Peterson works with more than a hundred growers throughout California, and many of those grapes go into Ravenswood’s entry level (price-wise) Vintners Blend line of wines. Ravenswood Vintners Blend Old Vine Zinfandel is a great bang-for-the-buck at $12.99, and it’s even a better bargain when it goes on sale here, which is frequently, for $9.99. It’s big and bold, but simultaneously approachable, with soft tannins and rich fruit flavors.

A step up from Vintners Blend is the Ravenswood County Series, featuring juice from Mendocino, Lodi, Napa Valley and Sonoma. I particularly like the ripe jammy flavors of Napa Valley Old Vine Zinfandel ($15.99), with hints of dark chocolate, blackberries and cocoa. At 14.5 percent alcohol, you might want to sip this one slowly.

Ravenswood’s Single Vineyard Designates is a wine series that’s all about terroir.

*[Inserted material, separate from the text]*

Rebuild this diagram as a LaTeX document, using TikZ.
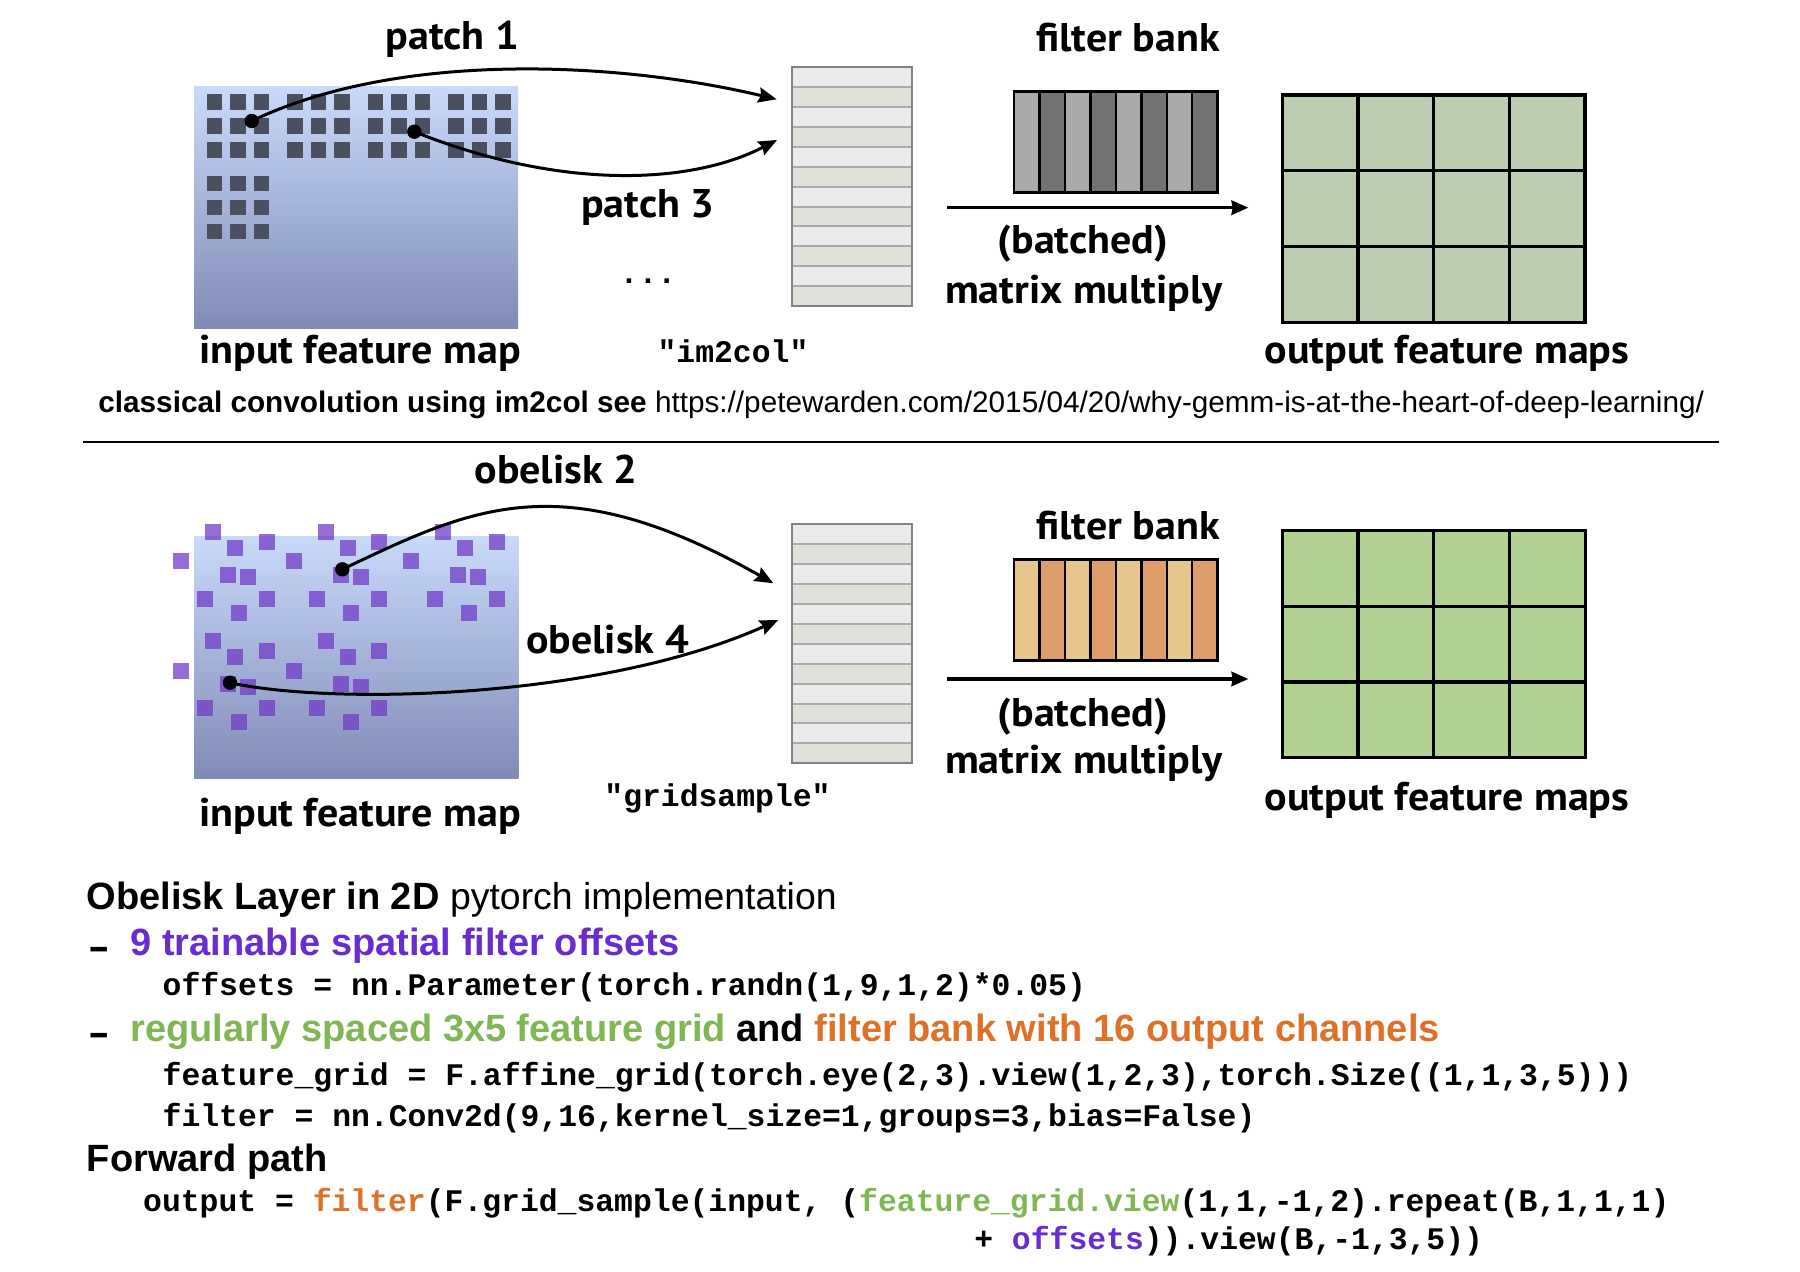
\documentclass[tikz,border=0pt]{standalone}
\usepackage{fontspec}
\usetikzlibrary{arrows.meta}
\newfontfamily\ptsans[FakeStretch=1.05]{PT Sans}
\newfontfamily\libsans{Liberation Sans}
\newfontfamily\libmono{Liberation Mono}
\newcommand\lblfont{\ptsans\bfseries\fontsize{10}{12}\selectfont}
\newcommand\codefont{\libmono\bfseries\fontsize{7.85}{9}\selectfont}
\newcommand\headfont{\libsans\fontsize{9.5}{11}\selectfont}
\newcommand\notefont{\libsans\fontsize{7.43}{9}\selectfont}
\definecolor{sqdark}{RGB}{74,80,96}
\definecolor{mapTop}{RGB}{200,218,250}
\definecolor{mapBot}{RGB}{128,138,182}
\definecolor{purpsq}{RGB}{115,60,200}
\definecolor{rowA}{RGB}{234,234,234}
\definecolor{rowB}{RGB}{224,224,218}
\definecolor{rowLine}{RGB}{170,170,170}
\definecolor{colBorder}{RGB}{130,130,130}
\definecolor{fgA}{RGB}{170,170,170}
\definecolor{fgB}{RGB}{115,115,115}
\definecolor{foA}{RGB}{230,198,140}
\definecolor{foB}{RGB}{224,157,108}
\definecolor{outTop}{RGB}{188,205,178}
\definecolor{outBot}{RGB}{178,208,146}
\definecolor{txtPurple}{RGB}{104,44,208}
\definecolor{txtGreen}{RGB}{128,182,84}
\definecolor{txtOrange}{RGB}{222,112,40}
\begin{document}
\begin{tikzpicture}[x=0.25pt,y=-0.25pt,
  lbl/.style={font=\lblfont,inner sep=0pt,anchor=base},
  codetxt/.style={font=\codefont,inner sep=0pt,anchor=base west},
  codemid/.style={font=\codefont,inner sep=0pt,anchor=base},
  headtxt/.style={font=\headfont,inner sep=0pt,anchor=base west},
  notetxt/.style={font=\notefont,inner sep=0pt,anchor=base west},
  dotnode/.style={circle,fill=black,inner sep=0pt,minimum size=3.6pt},
  curvearrow/.style={line width=0.75pt,-{Stealth[length=4.6pt,width=3.8pt,inset=0.6pt]}},
  mularrow/.style={line width=0.8pt,-{Stealth[length=4.2pt,width=3.6pt,inset=0.3pt]}},
  purpbox/.style={fill=purpsq,fill opacity=0.75},
  gridline/.style={line width=0.8pt,draw=black}
]
\useasboundingbox (0,0) rectangle (1800,1272);
\fill[white] (0,0) rectangle (1800,1272);

% ================= TOP SECTION =================
% input feature map
\shade[top color=mapTop,bottom color=mapBot] (194,87) rectangle (518,329);
\foreach \g in {0,1,2,3}
  \foreach \i in {0,1,2}
    \foreach \j in {0,1,2}
      \fill[sqdark] ({206.7+80.5*\g+23.4*\i},{94.3+24*\j}) rectangle ++(15.5,15.5);
\foreach \i in {0,1,2}
  \foreach \j in {0,1,2}
    \fill[sqdark] ({206.7+23.4*\i},{176+24*\j}) rectangle ++(15.5,15.5);

% im2col column
\foreach \k in {0,...,11}{
  \pgfmathsetmacro\yy{67.3+19.89*\k}
  \ifodd\k \fill[rowB] (792.3,\yy) rectangle ++(119.4,19.89);
  \else \fill[rowA] (792.3,\yy) rectangle ++(119.4,19.89); \fi
}
\foreach \k in {1,...,11}
  \draw[rowLine,line width=0.5pt] (792.3,{67.3+19.89*\k}) -- ++(119.4,0);
\draw[colBorder,line width=0.55pt] (792.3,67.3) rectangle (911.7,306);

% filter bank (gray)
\foreach \k in {0,...,7}{
  \ifodd\k \fill[fgB] ({1014+25.46*\k},91.7) rectangle ++(25.46,101);
  \else \fill[fgA] ({1014+25.46*\k},91.7) rectangle ++(25.46,101); \fi
}
\foreach \k in {1,...,7}
  \draw[line width=0.6pt] ({1014+25.46*\k},91.7) -- ++(0,101);
\draw[line width=0.7pt] (1014,91.7) rectangle (1217.7,192.7);

% output feature maps (top)
\fill[outTop] (1282.3,95) rectangle (1585,322.7);
\foreach \k in {1,2,3}
  \draw[gridline] ({1282.3+75.68*\k},95) -- ++(0,227.7);
\foreach \k in {1,2}
  \draw[gridline] (1282.3,{95+75.9*\k}) -- ++(302.7,0);
\draw[gridline] (1282.3,95) rectangle (1585,322.7);

% connectors (top)
\node[dotnode] (d1) at (251.7,121) {};
\node[dotnode] (d3) at (414.3,131.7) {};
\coordinate (t1) at (776.7,99.3);
\coordinate (t3) at (777,140);
\draw[curvearrow] (d1.center) .. controls (400,50) and (620,62) .. (t1);
\draw[curvearrow] (d3.center) .. controls (560,190) and (690,185) .. (t3);
\coordinate (m1s) at (946.7,207.7);
\coordinate (m1e) at (1248.3,207.7);
\draw[mularrow] (m1s) -- (m1e);

% labels (top)
\node[lbl] (lp1) at (452.5,50) {patch 1};
\node[lbl] (lp3) at (648,217.3) {patch 3};
\node[codemid] (ldots) at (648,284) {...};
\node[codemid] (lim2col) at (733,362.7) {"im2col"};
\node[lbl] (lfb1) at (1128,51.7) {filter bank};
\node[lbl] (lba1) at (1083,253.3) {(batched)};
\node[lbl] (lmm1) at (1084,303.3) {matrix multiply};
\node[lbl] (lin1) at (360,364) {input feature map};
\node[lbl] (lout1) at (1447,364) {output feature maps};
\node[notetxt] (note) at (97.6,413) {\bfseries classical convolution using im2col see \mdseries https://petewarden.com/2015/04/20/why-gemm-is-at-the-heart-of-deep-learning/};

% separator
\coordinate (sepL) at (82.7,442);
\coordinate (sepR) at (1718.6,442);
\draw[line width=0.6pt] (sepL) -- (sepR);

% ================= BOTTOM SECTION =================
\shade[top color=mapTop,bottom color=mapBot] (194.3,536.7) rectangle (518.3,779);
\foreach \ox/\oy in {205/524, 317.7/524, 435/524, 205/633.3, 317.7/633.3}
  \foreach \px/\py in {0/0, 22.3/16, 53.7/10, -31.7/29.3, 15/42.7, 35/45.3, -8.3/66.7, 53.7/66.7, 25.7/81}
    \fill[purpbox] ({\ox+\px},{\oy+\py}) rectangle ++(16,16);

% gridsample column
\foreach \k in {0,...,11}{
  \pgfmathsetmacro\yy{524.3+19.92*\k}
  \ifodd\k \fill[rowB] (792.3,\yy) rectangle ++(119.4,19.92);
  \else \fill[rowA] (792.3,\yy) rectangle ++(119.4,19.92); \fi
}
\foreach \k in {1,...,11}
  \draw[rowLine,line width=0.5pt] (792.3,{524.3+19.92*\k}) -- ++(119.4,0);
\draw[colBorder,line width=0.55pt] (792.3,524.3) rectangle (911.7,763.3);

% filter bank (orange)
\foreach \k in {0,...,7}{
  \ifodd\k \fill[foB] ({1014+25.46*\k},559.3) rectangle ++(25.46,101.4);
  \else \fill[foA] ({1014+25.46*\k},559.3) rectangle ++(25.46,101.4); \fi
}
\foreach \k in {1,...,7}
  \draw[line width=0.6pt] ({1014+25.46*\k},559.3) -- ++(0,101.4);
\draw[line width=0.7pt] (1014,559.3) rectangle (1217.7,660.7);

% output feature maps (bottom)
\fill[outBot] (1282.3,530.4) rectangle (1585.4,757.7);
\foreach \k in {1,2,3}
  \draw[gridline] ({1282.3+75.78*\k},530.4) -- ++(0,227.3);
\foreach \k in {1,2}
  \draw[gridline] (1282.3,{530.4+75.77*\k}) -- ++(303.1,0);
\draw[gridline] (1282.3,530.4) rectangle (1585.4,757.7);

% connectors (bottom)
\node[dotnode] (d2) at (342.3,569.3) {};
\node[dotnode] (d4) at (230,682.7) {};
\coordinate (t2) at (773.3,583.3);
\coordinate (t4) at (778.3,620);
\draw[curvearrow] (d2.center) .. controls (470,509) and (560,462) .. (t2);
\draw[curvearrow] (d4.center) .. controls (330,705) and (600,700) .. (t4);
\coordinate (m2s) at (946.7,679);
\coordinate (m2e) at (1248.3,679);
\draw[mularrow] (m2s) -- (m2e);

% labels (bottom)
\node[lbl] (lob2) at (556,483.3) {obelisk 2};
\node[lbl] (lob4) at (607.5,653.3) {obelisk 4};
\node[codemid] (lgs) at (717.5,806.7) {"gridsample"};
\node[lbl] (lfb2) at (1128,540) {filter bank};
\node[lbl] (lba2) at (1083,726.7) {(batched)};
\node[lbl] (lmm2) at (1084,773.3) {matrix multiply};
\node[lbl] (lin2) at (360,826.5) {input feature map};
\node[lbl] (lout2) at (1447,810.5) {output feature maps};

% ================= TEXT BLOCK =================
\node[headtxt] (h1) at (86,909) {\bfseries Obelisk Layer in 2D \mdseries\fontsize{9.35}{11}\selectfont pytorch implementation};
\node[headtxt] (dash1) at (88,959) {\bfseries\scalebox{1.7}[1]{-}};
\node[headtxt] (b1) at (129.7,955) {\bfseries\color{txtPurple}9 trainable spatial filter offsets};
\node[codetxt] (c1) at (161.9,995) {offsets = nn.Parameter(torch.randn(1,9,1,2)*0.05)};
\node[headtxt] (dash2) at (88,1045) {\bfseries\scalebox{1.7}[1]{-}};
\node[headtxt] (b2) at (129.7,1041) {\bfseries{\color{txtGreen}regularly spaced 3x5 feature grid} and {\color{txtOrange}filter bank with 16 output channels}};
\node[codetxt] (c2) at (161.9,1085) {feature\_grid = F.affine\_grid(torch.eye(2,3).view(1,2,3),torch.Size((1,1,3,5)))};
\node[codetxt] (c3) at (161.9,1126) {filter = nn.Conv2d(9,16,kernel\_size=1,groups=3,bias=False)};
\node[headtxt] (h2) at (86,1171) {\bfseries Forward path};
\node[codetxt] (c4) at (142.4,1211) {output = {\color{txtOrange}filter}(F.grid\_sample(input, ({\color{txtGreen}feature\_grid.view}(1,1,-1,2).repeat(B,1,1,1)};
\node[codetxt] (c5) at (973.5,1249) {+ {\color{txtPurple}offsets})).view(B,-1,3,5))};
\end{tikzpicture}
\end{document}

These are vineyard locations that are ideally suited to the grapes grown there: old, low-yield vines that are site-specific. Ravenswood Dickerson Zinfandel ($34.99) offers notes of mint and eucalyptus, along with sweet mid-palate fruit flavors that are well-balanced by the wine’s acidity. You’d think that a young wine with 15 percent alcohol would taste fairly “hot.” But not Ravenswood Big River Zinfandel ($34.99), which is loaded with concentrated cherry, blueberry and cacao flavors, along with hints of anise and vanilla. This is as complex and satisfying a wine as you’re likely to find in its price range.

Try Ravenswood Icon Mixed Blacks if you can get your hands on some. It’s a high-end, dark and brooding wine aptly named for its black fruits and black pepper aromas and flavors. Drink it on a dark and stormy night.

By the way, should you be so keen on Ravenswood as to have their logo—a trio of ravens, talons interlocked—tattooed onto your person, it will earn you complimentary tastings for life at the Ravenswood winery.